Corporate peculiarities

On the corporate governance front, the situation is a bit peculiar. For instance, what is happening in terms of succession planning and retirement for 73-year-old Mr Valls and his 77-year-old brother, Luis? “The future is uncertain and while the bank is going well…,” says Mr Valls, trailing off. “We have a retirement age for executives but it is the opposite for the board – it’s like a senate. But we do have some of the youngest bank executives.”
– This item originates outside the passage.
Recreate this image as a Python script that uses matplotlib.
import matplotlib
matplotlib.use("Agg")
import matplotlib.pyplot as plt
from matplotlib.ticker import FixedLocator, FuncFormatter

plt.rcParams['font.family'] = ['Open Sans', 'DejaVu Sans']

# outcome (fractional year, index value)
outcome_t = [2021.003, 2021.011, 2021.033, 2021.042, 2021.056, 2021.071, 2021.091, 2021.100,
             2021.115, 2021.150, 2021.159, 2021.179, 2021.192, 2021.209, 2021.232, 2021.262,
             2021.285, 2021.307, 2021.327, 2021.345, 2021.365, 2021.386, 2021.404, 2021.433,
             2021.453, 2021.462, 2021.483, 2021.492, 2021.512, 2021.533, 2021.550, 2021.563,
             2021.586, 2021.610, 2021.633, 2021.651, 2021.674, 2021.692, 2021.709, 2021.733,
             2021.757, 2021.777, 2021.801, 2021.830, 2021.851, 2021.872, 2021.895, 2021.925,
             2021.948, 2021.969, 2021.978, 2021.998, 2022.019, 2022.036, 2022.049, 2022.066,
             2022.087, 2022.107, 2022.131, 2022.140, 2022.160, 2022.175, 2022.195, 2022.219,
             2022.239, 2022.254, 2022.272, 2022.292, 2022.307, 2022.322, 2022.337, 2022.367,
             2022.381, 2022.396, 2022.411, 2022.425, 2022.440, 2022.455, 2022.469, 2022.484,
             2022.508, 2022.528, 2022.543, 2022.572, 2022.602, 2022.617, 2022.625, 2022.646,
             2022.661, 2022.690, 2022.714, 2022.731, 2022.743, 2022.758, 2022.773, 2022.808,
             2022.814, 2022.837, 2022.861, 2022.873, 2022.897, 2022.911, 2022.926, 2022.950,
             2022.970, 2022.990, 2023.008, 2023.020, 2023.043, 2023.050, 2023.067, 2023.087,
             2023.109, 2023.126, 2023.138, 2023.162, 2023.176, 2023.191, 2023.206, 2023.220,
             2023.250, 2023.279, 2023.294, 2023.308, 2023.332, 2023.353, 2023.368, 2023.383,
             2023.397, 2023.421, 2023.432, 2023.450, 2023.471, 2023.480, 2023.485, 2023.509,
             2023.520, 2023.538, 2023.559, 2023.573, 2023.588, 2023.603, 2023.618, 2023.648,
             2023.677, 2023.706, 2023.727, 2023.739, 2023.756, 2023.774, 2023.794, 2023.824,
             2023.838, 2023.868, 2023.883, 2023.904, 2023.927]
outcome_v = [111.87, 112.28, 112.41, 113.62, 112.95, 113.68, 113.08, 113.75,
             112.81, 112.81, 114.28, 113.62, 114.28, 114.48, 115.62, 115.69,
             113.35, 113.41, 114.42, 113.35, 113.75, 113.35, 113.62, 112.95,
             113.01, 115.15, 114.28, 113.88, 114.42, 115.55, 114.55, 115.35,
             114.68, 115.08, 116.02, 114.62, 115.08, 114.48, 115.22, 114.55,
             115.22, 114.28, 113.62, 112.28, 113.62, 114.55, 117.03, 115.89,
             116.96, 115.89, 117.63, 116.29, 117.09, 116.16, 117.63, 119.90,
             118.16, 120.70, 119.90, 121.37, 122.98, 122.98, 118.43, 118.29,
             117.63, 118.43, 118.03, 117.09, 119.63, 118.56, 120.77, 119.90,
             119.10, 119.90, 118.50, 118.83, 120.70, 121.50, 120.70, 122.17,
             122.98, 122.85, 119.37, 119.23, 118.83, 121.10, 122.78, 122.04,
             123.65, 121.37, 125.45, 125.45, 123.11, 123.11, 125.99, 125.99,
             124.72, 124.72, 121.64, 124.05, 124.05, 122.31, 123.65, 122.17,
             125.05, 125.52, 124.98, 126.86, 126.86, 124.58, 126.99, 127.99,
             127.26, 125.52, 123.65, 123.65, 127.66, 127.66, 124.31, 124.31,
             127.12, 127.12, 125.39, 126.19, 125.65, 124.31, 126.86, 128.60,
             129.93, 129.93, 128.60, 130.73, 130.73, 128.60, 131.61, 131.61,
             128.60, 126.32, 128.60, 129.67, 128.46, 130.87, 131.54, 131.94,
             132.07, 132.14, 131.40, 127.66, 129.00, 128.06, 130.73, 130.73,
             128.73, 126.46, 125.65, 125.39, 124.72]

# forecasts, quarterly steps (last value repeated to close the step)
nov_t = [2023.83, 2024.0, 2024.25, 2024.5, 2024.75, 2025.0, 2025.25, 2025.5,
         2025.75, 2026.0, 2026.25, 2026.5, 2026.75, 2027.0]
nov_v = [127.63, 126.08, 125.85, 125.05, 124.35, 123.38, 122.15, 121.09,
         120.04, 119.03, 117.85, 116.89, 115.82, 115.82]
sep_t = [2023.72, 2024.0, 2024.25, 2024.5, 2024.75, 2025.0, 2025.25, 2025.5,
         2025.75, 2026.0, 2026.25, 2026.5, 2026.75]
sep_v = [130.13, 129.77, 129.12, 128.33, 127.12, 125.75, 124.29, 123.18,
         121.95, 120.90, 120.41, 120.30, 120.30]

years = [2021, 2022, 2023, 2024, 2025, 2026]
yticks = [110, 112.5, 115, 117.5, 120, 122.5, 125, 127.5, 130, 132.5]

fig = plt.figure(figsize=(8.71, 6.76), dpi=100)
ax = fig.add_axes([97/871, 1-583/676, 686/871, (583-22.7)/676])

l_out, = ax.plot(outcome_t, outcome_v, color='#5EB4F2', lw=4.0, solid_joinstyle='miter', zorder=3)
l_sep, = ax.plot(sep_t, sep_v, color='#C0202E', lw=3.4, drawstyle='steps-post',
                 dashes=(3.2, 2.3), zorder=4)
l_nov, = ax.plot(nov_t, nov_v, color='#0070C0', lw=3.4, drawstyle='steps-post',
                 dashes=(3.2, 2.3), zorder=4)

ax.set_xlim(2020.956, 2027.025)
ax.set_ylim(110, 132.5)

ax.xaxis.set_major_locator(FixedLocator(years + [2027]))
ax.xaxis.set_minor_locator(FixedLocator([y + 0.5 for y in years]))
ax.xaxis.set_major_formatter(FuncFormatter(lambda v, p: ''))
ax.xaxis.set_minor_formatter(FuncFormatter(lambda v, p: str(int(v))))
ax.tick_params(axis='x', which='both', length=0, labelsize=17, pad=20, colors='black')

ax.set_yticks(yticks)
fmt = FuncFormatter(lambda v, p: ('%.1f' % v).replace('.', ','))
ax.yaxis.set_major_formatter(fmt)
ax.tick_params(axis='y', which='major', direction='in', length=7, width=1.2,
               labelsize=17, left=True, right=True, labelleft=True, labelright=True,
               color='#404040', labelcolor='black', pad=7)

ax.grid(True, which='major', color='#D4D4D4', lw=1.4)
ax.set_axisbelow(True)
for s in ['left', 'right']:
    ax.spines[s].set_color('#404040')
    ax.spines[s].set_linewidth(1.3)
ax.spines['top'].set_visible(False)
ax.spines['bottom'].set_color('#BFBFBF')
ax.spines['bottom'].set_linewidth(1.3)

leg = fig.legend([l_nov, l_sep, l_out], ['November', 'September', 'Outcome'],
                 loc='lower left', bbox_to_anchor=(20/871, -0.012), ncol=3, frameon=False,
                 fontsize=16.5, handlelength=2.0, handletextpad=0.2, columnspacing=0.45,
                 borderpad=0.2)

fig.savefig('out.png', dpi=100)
And how do the Valls brothers control the bank? Mr Valls says they have stakes of less than 1% but that they control about 35% of the voting rights through a pact with other shareholders like German insurer Allianz. Still, when a bank delivers a 35.2% return on average capital with a cost/income ratio of 35.5%, no investor will complain.

Plans for growth

The bank plans to continue growing its market share and its efficiency. In terms of revenues, it is making great headway with the SME market, for which growth has been in the order of 10%. In each of the past three years it has gained 30,000 new SME clients. It is also looking for big revenue increases in private banking from 2004, as it puts the finishing touches to its Popular Banca Privada arm. The bank believes there is an opportunity to grow private banking business among SME owners: although its SME clients do 70% of their business banking with Banco Popular, they only do 20% of their personal banking with the bank, says Mr Higuera.
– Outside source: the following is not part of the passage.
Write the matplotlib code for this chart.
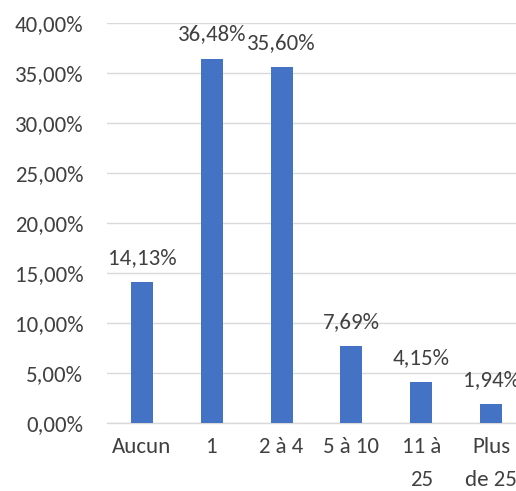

Another strategic area is consumer finance. The bank has spent E29m to June 2003 on improving its technology, part of which is going into the development of a platform that is capable of sophisticated credit scoring. “We will be pioneers,” says Mr Higuera. The launch is due to be in June this year.

Mortgage market

In the traditional retail area, Popular’s agreements with, for example, medical group Organización Médica Colegial (OMC) means it has a captive client base to whom it sells many products. It has now added mortgages to its product list. In the past few years, as net interest margins have declined and the stock market’s lacklustre performance made investors wary, mortgages have been the saviours of many Spanish banks.

Residential property prices have risen an average of 15% in each of the past three years but Banco Popular believes that fears of a property bubble are exaggerated. Demand has come from more 30-40-year-olds coming to market, more immigration, foreigners buying second homes and Spaniards buying second homes to rent due to a lack of alternative investments. The bank foresees high prices and high levels of family debts progressively pushing down demand so that by 2005 prices would be stable. As a result, the bank is being “selective” about granting mortgages, says Mr Higuera.
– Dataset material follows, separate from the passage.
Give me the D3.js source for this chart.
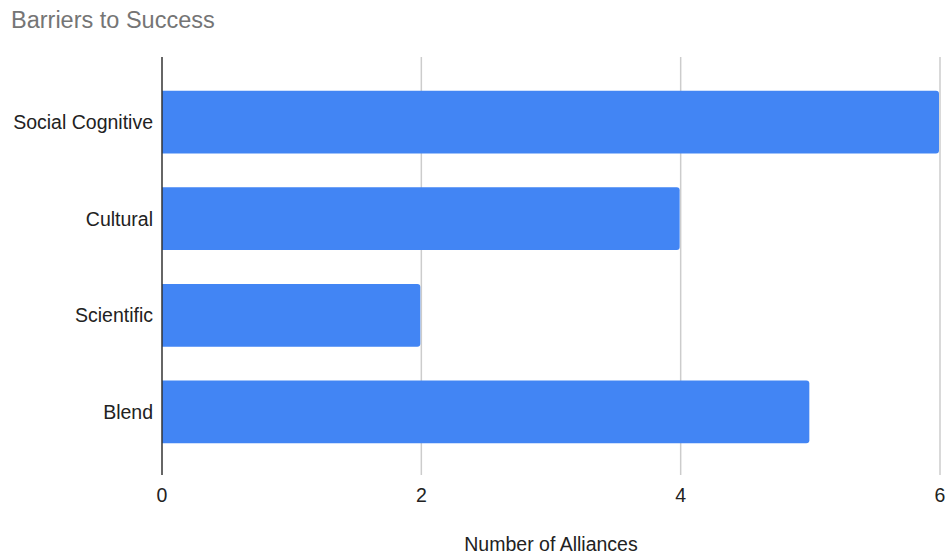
<!DOCTYPE html>
<html>
<head>
<meta charset="utf-8">
<title>Barriers to Success</title>
<script src="https://cdn.jsdelivr.net/npm/d3@7"></script>
<style>
  body { margin: 0; background: #fff; }
  text { font-family: "Liberation Sans", Arial, sans-serif; }
</style>
</head>
<body>
<script>
var categories = ["Social Cognitive", "Cultural", "Scientific", "Blend"];
var values = [6, 4, 2, 5];
var xTicks = [0, 2, 4, 6];

var svgWidth = 948, svgHeight = 554;
var margin = {top: 57, right: 8, bottom: 79, left: 162};
var width = svgWidth - margin.left - margin.right;
var height = svgHeight - margin.top - margin.bottom;

var svg = d3.select("body").append("svg")
  .attr("width", svgWidth)
  .attr("height", svgHeight);

svg.append("text")
  .attr("x", 11)
  .attr("y", 28)
  .attr("fill", "#757575")
  .style("font-size", "23.5px")
  .text("Barriers to Success");

var g = svg.append("g")
  .attr("transform", "translate(" + margin.left + "," + margin.top + ")");

var x = d3.scaleLinear().domain([0, 6]).range([0, 778]);
var y = d3.scaleBand().domain(categories).range([0, 420])
  .paddingInner(0.35).paddingOuter(0.35);

// gridlines
g.selectAll(".grid")
  .data(xTicks.slice(1))
  .enter().append("line")
  .attr("x1", function(d) { return x(d); })
  .attr("x2", function(d) { return x(d); })
  .attr("y1", 0)
  .attr("y2", 418)
  .attr("stroke", "#cccccc")
  .attr("stroke-width", 1.5);

// bars with rounded right end
var r = 3;
g.selectAll(".bar")
  .data(values)
  .enter().append("path")
  .attr("fill", "#4285f4")
  .attr("d", function(d, i) {
    var y0 = y(categories[i]), h = y.bandwidth(), w = x(d) - 1;
    return "M0," + y0 + "H" + (w - r) + "Q" + w + "," + y0 + " " + w + "," + (y0 + r) +
      "V" + (y0 + h - r) + "Q" + w + "," + (y0 + h) + " " + (w - r) + "," + (y0 + h) +
      "H0Z";
  });

// zero axis line
g.append("line")
  .attr("x1", 0).attr("x2", 0)
  .attr("y1", 0).attr("y2", 418)
  .attr("stroke", "#333333")
  .attr("stroke-width", 1.5);

// category labels
g.selectAll(".cat")
  .data(categories)
  .enter().append("text")
  .attr("x", -9)
  .attr("y", function(d) { return y(d) + y.bandwidth() / 2; })
  .attr("dy", "0.35em")
  .attr("text-anchor", "end")
  .attr("fill", "#222222")
  .style("font-size", "19.5px")
  .text(function(d) { return d; });

// x tick labels
g.selectAll(".tick")
  .data(xTicks)
  .enter().append("text")
  .attr("x", function(d) { return x(d); })
  .attr("y", 445)
  .attr("text-anchor", "middle")
  .attr("fill", "#222222")
  .style("font-size", "19.5px")
  .text(function(d) { return d; });

// axis title
svg.append("text")
  .attr("x", margin.left + 778 / 2)
  .attr("y", 551)
  .attr("text-anchor", "middle")
  .attr("fill", "#222222")
  .style("font-size", "19.5px")
  .text("Number of Alliances");
</script>
</body>
</html>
“We are still fishing inside our client base as only 4% of our clients have mortgages with us. We are not knocking on the door of unknowns since that way you catch bad clients as well as good,” he says.

Acquisition rumours

Rumours in October that the bank might bid for Banco Atlántico, a medium-sized bank which is up for sale, are untrue, says Mr Valls. “They want to sell themselves for more after Banco Zaragozano sold itself well [to the UK’s Barclays Bank]. [Taking it over] would create problems of personnel and duplication of branch networks. But if it were a reasonable price, fine. Maybe a foreign bank, or a colleague who would like to surpass us, might be interested,” he muses, grinning, and proceeds indiscreetly to mention Banco Sabadell’s chairman and CEO José Oliu. (As The Banker went to press, Sabadell had indeed placed a bid.)

Mr Valls serves on a number of international boards, which he himself admits is a matter of prestige rather than anything else. He has a degree in law from the University of Barcelona and speaks English, French, Dutch, Italian and some German. He gives the impression of a bon viveur, who is surely not clever enough to have developed one of the best banks in the world.

Sir Brian disagrees. “Whenever you get a duo like that [Luis and Javier], someone takes the higher profile role. It doesn’t mean they have less brains,” he says.

Still, I look forward to meeting the absent strategist.